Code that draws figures
********

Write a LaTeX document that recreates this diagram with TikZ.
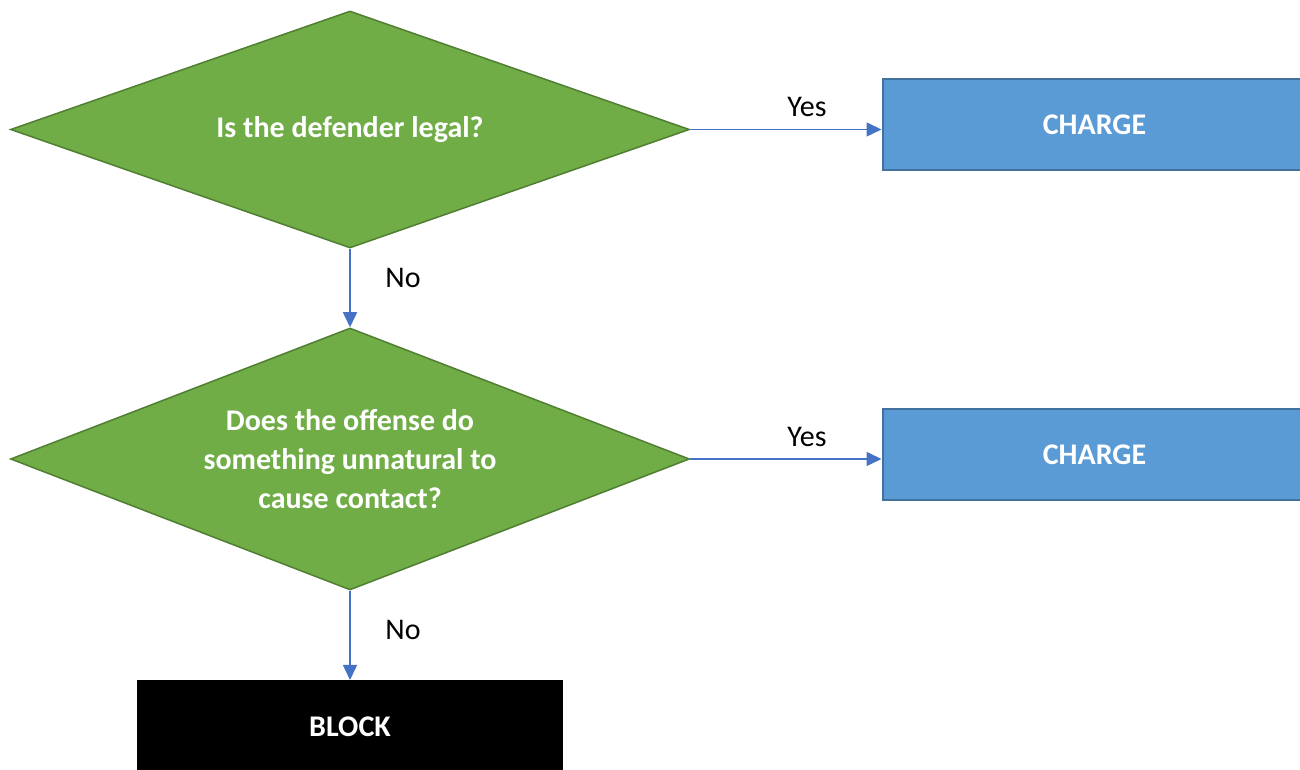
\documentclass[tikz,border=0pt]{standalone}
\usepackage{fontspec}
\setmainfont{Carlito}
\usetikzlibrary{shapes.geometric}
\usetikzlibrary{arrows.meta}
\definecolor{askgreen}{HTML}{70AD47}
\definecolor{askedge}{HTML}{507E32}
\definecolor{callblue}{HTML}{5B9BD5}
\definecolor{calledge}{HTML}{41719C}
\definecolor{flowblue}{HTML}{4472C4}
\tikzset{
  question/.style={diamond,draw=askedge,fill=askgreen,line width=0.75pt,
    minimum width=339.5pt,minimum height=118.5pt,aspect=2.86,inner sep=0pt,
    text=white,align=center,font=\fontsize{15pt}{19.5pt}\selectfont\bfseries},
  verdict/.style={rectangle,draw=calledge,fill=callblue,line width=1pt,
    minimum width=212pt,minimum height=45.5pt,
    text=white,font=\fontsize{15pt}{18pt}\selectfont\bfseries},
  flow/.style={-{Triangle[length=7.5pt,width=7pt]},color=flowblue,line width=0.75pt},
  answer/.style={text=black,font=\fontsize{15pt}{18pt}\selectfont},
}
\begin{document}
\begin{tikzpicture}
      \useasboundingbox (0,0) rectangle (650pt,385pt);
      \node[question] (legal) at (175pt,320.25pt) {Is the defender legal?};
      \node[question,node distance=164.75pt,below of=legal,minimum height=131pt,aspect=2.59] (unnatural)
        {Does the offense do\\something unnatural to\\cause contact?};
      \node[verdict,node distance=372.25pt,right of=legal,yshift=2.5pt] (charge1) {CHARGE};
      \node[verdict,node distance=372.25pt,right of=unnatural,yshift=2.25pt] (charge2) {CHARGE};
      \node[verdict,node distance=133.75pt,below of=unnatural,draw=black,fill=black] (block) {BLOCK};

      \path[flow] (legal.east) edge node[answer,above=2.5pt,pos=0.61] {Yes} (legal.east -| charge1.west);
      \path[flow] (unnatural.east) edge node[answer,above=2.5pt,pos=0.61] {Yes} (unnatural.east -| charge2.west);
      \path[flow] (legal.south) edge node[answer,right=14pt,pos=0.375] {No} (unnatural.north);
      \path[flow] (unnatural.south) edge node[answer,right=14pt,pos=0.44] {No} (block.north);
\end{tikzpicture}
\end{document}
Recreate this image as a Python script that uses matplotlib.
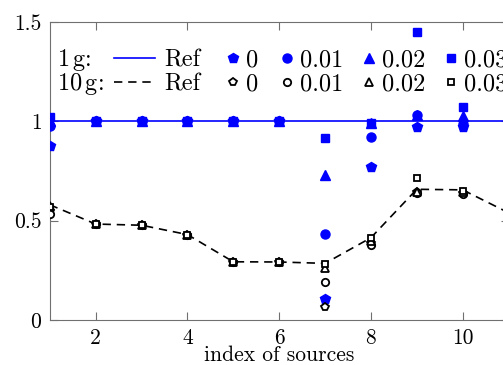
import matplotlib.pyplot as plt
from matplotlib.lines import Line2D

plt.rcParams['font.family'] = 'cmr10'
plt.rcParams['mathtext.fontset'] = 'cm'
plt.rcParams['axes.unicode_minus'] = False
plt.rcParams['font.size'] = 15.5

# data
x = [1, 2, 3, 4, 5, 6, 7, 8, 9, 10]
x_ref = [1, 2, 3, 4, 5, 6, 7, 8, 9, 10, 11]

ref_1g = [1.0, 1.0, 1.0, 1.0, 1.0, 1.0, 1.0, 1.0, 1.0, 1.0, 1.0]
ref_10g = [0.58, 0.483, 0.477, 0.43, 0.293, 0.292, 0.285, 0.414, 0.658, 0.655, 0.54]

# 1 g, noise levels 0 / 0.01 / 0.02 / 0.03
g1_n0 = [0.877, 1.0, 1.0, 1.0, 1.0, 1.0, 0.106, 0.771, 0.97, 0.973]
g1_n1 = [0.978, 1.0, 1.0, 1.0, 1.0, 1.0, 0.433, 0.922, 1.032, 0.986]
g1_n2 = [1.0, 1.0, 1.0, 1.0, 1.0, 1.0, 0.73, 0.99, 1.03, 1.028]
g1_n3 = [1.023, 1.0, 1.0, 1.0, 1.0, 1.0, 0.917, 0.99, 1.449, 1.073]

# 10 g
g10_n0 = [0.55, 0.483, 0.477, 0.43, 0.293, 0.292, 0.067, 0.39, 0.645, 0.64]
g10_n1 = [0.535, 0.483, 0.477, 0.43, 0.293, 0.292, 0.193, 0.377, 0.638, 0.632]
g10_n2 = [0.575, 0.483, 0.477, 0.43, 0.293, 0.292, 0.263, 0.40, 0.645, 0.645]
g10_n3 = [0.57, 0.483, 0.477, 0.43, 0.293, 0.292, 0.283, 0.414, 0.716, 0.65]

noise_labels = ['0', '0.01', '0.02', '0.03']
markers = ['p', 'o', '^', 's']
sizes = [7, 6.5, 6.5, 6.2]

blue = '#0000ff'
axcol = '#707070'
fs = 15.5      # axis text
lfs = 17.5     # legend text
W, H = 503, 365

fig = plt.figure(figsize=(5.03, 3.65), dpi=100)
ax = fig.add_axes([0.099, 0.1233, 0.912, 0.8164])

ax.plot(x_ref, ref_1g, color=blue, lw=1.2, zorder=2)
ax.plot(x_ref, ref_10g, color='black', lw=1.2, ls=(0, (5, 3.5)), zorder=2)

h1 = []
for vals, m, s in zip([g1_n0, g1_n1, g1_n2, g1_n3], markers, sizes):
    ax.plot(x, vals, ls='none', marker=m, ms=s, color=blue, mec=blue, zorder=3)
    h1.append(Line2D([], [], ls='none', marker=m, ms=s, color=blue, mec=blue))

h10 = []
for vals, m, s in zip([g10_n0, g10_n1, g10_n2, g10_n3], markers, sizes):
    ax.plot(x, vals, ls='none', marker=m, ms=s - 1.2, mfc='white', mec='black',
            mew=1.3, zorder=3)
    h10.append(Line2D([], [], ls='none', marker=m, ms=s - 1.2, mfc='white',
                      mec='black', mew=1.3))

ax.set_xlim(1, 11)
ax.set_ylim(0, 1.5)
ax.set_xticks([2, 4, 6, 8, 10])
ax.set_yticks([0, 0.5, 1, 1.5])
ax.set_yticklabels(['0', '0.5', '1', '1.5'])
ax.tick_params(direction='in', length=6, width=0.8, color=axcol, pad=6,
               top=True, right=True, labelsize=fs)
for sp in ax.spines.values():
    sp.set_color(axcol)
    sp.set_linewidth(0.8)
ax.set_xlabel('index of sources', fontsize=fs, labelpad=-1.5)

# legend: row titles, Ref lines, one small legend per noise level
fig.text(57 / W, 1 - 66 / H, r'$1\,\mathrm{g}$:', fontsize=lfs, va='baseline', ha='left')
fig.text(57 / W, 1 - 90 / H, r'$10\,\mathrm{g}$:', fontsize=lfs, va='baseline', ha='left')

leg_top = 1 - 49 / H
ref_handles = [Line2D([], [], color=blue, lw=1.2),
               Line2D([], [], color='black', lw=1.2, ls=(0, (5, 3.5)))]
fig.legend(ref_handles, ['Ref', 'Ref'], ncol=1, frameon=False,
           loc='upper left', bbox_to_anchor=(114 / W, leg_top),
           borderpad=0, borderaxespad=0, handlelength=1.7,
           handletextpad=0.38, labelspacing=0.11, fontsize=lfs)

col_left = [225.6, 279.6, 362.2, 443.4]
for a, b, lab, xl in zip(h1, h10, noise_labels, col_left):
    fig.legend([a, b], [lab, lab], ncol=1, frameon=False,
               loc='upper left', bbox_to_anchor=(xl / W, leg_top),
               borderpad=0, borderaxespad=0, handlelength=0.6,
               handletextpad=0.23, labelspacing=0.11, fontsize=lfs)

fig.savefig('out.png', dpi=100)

********

* **TASK STATEMENT**: Excluding the pictures, restate the records above word for word.

* **REPLY**:
Write a LaTeX document that recreates this diagram with TikZ.
\documentclass[tikz,border=0pt]{standalone}
\usepackage{fontspec}
\setmainfont{Carlito}
\usetikzlibrary{shapes.geometric}
\usetikzlibrary{arrows.meta}
\definecolor{askgreen}{HTML}{70AD47}
\definecolor{askedge}{HTML}{507E32}
\definecolor{callblue}{HTML}{5B9BD5}
\definecolor{calledge}{HTML}{41719C}
\definecolor{flowblue}{HTML}{4472C4}
\tikzset{
  question/.style={diamond,draw=askedge,fill=askgreen,line width=0.75pt,
    minimum width=339.5pt,minimum height=118.5pt,aspect=2.86,inner sep=0pt,
    text=white,align=center,font=\fontsize{15pt}{19.5pt}\selectfont\bfseries},
  verdict/.style={rectangle,draw=calledge,fill=callblue,line width=1pt,
    minimum width=212pt,minimum height=45.5pt,
    text=white,font=\fontsize{15pt}{18pt}\selectfont\bfseries},
  flow/.style={-{Triangle[length=7.5pt,width=7pt]},color=flowblue,line width=0.75pt},
  answer/.style={text=black,font=\fontsize{15pt}{18pt}\selectfont},
}
\begin{document}
\begin{tikzpicture}
      \useasboundingbox (0,0) rectangle (650pt,385pt);
      \node[question] (legal) at (175pt,320.25pt) {Is the defender legal?};
      \node[question,node distance=164.75pt,below of=legal,minimum height=131pt,aspect=2.59] (unnatural)
        {Does the offense do\\something unnatural to\\cause contact?};
      \node[verdict,node distance=372.25pt,right of=legal,yshift=2.5pt] (charge1) {CHARGE};
      \node[verdict,node distance=372.25pt,right of=unnatural,yshift=2.25pt] (charge2) {CHARGE};
      \node[verdict,node distance=133.75pt,below of=unnatural,draw=black,fill=black] (block) {BLOCK};

      \path[flow] (legal.east) edge node[answer,above=2.5pt,pos=0.61] {Yes} (legal.east -| charge1.west);
      \path[flow] (unnatural.east) edge node[answer,above=2.5pt,pos=0.61] {Yes} (unnatural.east -| charge2.west);
      \path[flow] (legal.south) edge node[answer,right=14pt,pos=0.375] {No} (unnatural.north);
      \path[flow] (unnatural.south) edge node[answer,right=14pt,pos=0.44] {No} (block.north);
\end{tikzpicture}
\end{document}
Recreate this image as a Python script that uses matplotlib.
import matplotlib.pyplot as plt
from matplotlib.lines import Line2D

plt.rcParams['font.family'] = 'cmr10'
plt.rcParams['mathtext.fontset'] = 'cm'
plt.rcParams['axes.unicode_minus'] = False
plt.rcParams['font.size'] = 15.5

# data
x = [1, 2, 3, 4, 5, 6, 7, 8, 9, 10]
x_ref = [1, 2, 3, 4, 5, 6, 7, 8, 9, 10, 11]

ref_1g = [1.0, 1.0, 1.0, 1.0, 1.0, 1.0, 1.0, 1.0, 1.0, 1.0, 1.0]
ref_10g = [0.58, 0.483, 0.477, 0.43, 0.293, 0.292, 0.285, 0.414, 0.658, 0.655, 0.54]

# 1 g, noise levels 0 / 0.01 / 0.02 / 0.03
g1_n0 = [0.877, 1.0, 1.0, 1.0, 1.0, 1.0, 0.106, 0.771, 0.97, 0.973]
g1_n1 = [0.978, 1.0, 1.0, 1.0, 1.0, 1.0, 0.433, 0.922, 1.032, 0.986]
g1_n2 = [1.0, 1.0, 1.0, 1.0, 1.0, 1.0, 0.73, 0.99, 1.03, 1.028]
g1_n3 = [1.023, 1.0, 1.0, 1.0, 1.0, 1.0, 0.917, 0.99, 1.449, 1.073]

# 10 g
g10_n0 = [0.55, 0.483, 0.477, 0.43, 0.293, 0.292, 0.067, 0.39, 0.645, 0.64]
g10_n1 = [0.535, 0.483, 0.477, 0.43, 0.293, 0.292, 0.193, 0.377, 0.638, 0.632]
g10_n2 = [0.575, 0.483, 0.477, 0.43, 0.293, 0.292, 0.263, 0.40, 0.645, 0.645]
g10_n3 = [0.57, 0.483, 0.477, 0.43, 0.293, 0.292, 0.283, 0.414, 0.716, 0.65]

noise_labels = ['0', '0.01', '0.02', '0.03']
markers = ['p', 'o', '^', 's']
sizes = [7, 6.5, 6.5, 6.2]

blue = '#0000ff'
axcol = '#707070'
fs = 15.5      # axis text
lfs = 17.5     # legend text
W, H = 503, 365

fig = plt.figure(figsize=(5.03, 3.65), dpi=100)
ax = fig.add_axes([0.099, 0.1233, 0.912, 0.8164])

ax.plot(x_ref, ref_1g, color=blue, lw=1.2, zorder=2)
ax.plot(x_ref, ref_10g, color='black', lw=1.2, ls=(0, (5, 3.5)), zorder=2)

h1 = []
for vals, m, s in zip([g1_n0, g1_n1, g1_n2, g1_n3], markers, sizes):
    ax.plot(x, vals, ls='none', marker=m, ms=s, color=blue, mec=blue, zorder=3)
    h1.append(Line2D([], [], ls='none', marker=m, ms=s, color=blue, mec=blue))

h10 = []
for vals, m, s in zip([g10_n0, g10_n1, g10_n2, g10_n3], markers, sizes):
    ax.plot(x, vals, ls='none', marker=m, ms=s - 1.2, mfc='white', mec='black',
            mew=1.3, zorder=3)
    h10.append(Line2D([], [], ls='none', marker=m, ms=s - 1.2, mfc='white',
                      mec='black', mew=1.3))

ax.set_xlim(1, 11)
ax.set_ylim(0, 1.5)
ax.set_xticks([2, 4, 6, 8, 10])
ax.set_yticks([0, 0.5, 1, 1.5])
ax.set_yticklabels(['0', '0.5', '1', '1.5'])
ax.tick_params(direction='in', length=6, width=0.8, color=axcol, pad=6,
               top=True, right=True, labelsize=fs)
for sp in ax.spines.values():
    sp.set_color(axcol)
    sp.set_linewidth(0.8)
ax.set_xlabel('index of sources', fontsize=fs, labelpad=-1.5)

# legend: row titles, Ref lines, one small legend per noise level
fig.text(57 / W, 1 - 66 / H, r'$1\,\mathrm{g}$:', fontsize=lfs, va='baseline', ha='left')
fig.text(57 / W, 1 - 90 / H, r'$10\,\mathrm{g}$:', fontsize=lfs, va='baseline', ha='left')

leg_top = 1 - 49 / H
ref_handles = [Line2D([], [], color=blue, lw=1.2),
               Line2D([], [], color='black', lw=1.2, ls=(0, (5, 3.5)))]
fig.legend(ref_handles, ['Ref', 'Ref'], ncol=1, frameon=False,
           loc='upper left', bbox_to_anchor=(114 / W, leg_top),
           borderpad=0, borderaxespad=0, handlelength=1.7,
           handletextpad=0.38, labelspacing=0.11, fontsize=lfs)

col_left = [225.6, 279.6, 362.2, 443.4]
for a, b, lab, xl in zip(h1, h10, noise_labels, col_left):
    fig.legend([a, b], [lab, lab], ncol=1, frameon=False,
               loc='upper left', bbox_to_anchor=(xl / W, leg_top),
               borderpad=0, borderaxespad=0, handlelength=0.6,
               handletextpad=0.23, labelspacing=0.11, fontsize=lfs)

fig.savefig('out.png', dpi=100)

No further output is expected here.